New tools to fight price volatility

Today’s non-legislative resolution was adopted by 29 votes in favour to 11 against, with three abstentions.

The current CAP lacks effective tools to address growing market volatility and to help farmers cope with price changes, the resolution said.

Existing risk management tools, such as mutual funds, income stabilisation and insurance are implemented slowly, unevenly and are poorly funded..

MEPs voted that the EU must therefore develop new climate, health and economic risk management tools, as well using existing ones to the full, to safeguard the EU’s food autonomy, ensure competitive and sustainable farming on the continent and encourage new entrants.

These new tools should be fairer, more efficient and responsive, but also affordable for farmers and properly funded, they added.

Tackling crises

The Commission should develop complementary public and private sector tools for crisis prevention and management, along with tailored and binding early-warning systems, and study ways to prevent and combat price volatility crises through countercyclical aids, the committee said.

MEPs also insisted that the so-called “crisis reserve” should be kept outside the EU budget, to make it more flexible.

Farmers must be better informed about ways to make their holdings more competitive and on options available to them when it comes to risk management, market data and volatility, MEPs said.

They called on the Commission and Member States to organise awareness-raising campaigns and adapt their training programmes to this end.

Food Supply Chain

The resolution also calls on the Commission to align EU competition policy with the specific needs of the agricultural sector and boost farmers’ negotiating power in the food supply chain.

This would be done by introducing standard, transparent, balanced and collectively negotiated contracts laying down inter alia prices for products and payment periods.

The size of a producer organisation representing farmers in collective negotiations should ideally correspond to that of its negotiating partner, MEPs said.

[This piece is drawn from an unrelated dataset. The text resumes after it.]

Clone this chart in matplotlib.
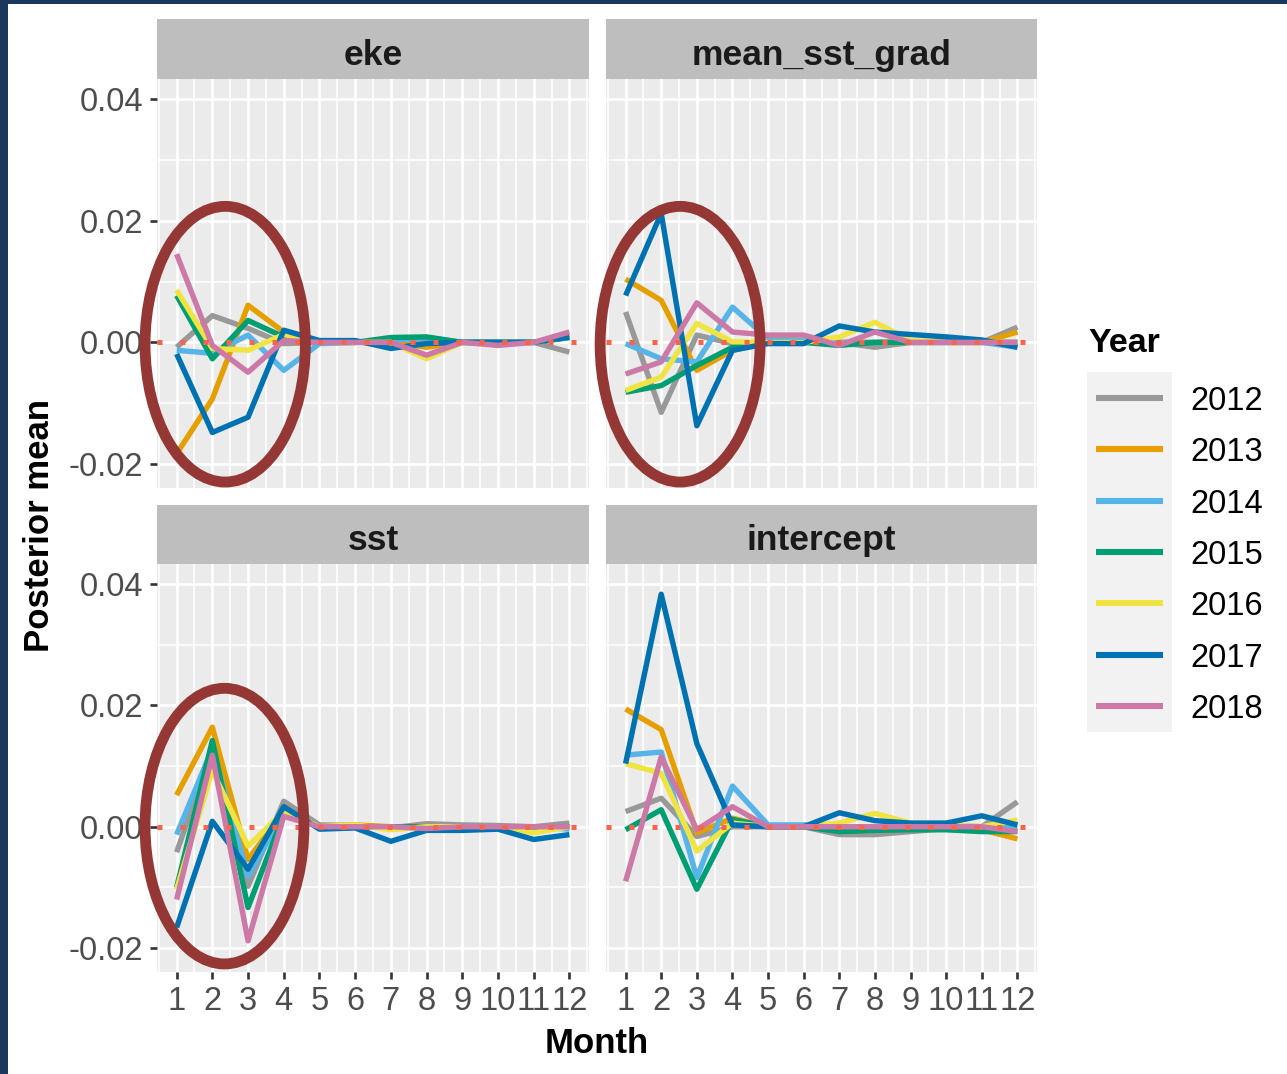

Enhancing supply chain transparency

Meanwhile, information on prices and costs must be made timelier and easier to access for all supply chain stakeholders, MEPs insisted.

They called for an EU-wide electronic map providing real-time information on the availability of agricultural products, EU agricultural price observatories covering the entire chain from producer price to final retail price, and sufficient funding to enable observatories to make recommendations.

So what happens next?

The text approved by the Agriculture Committee still needs to be scrutinised by the full House, probably at its next plenary session in Strasbourg in December.

It should then feed into the work of the Agriculture Market Task Force, an expert group set up by the Commission to suggest ways to improve functioning of agricultural markets.

In the longer term, it should also form a basis for deliberations about the next CAP reform.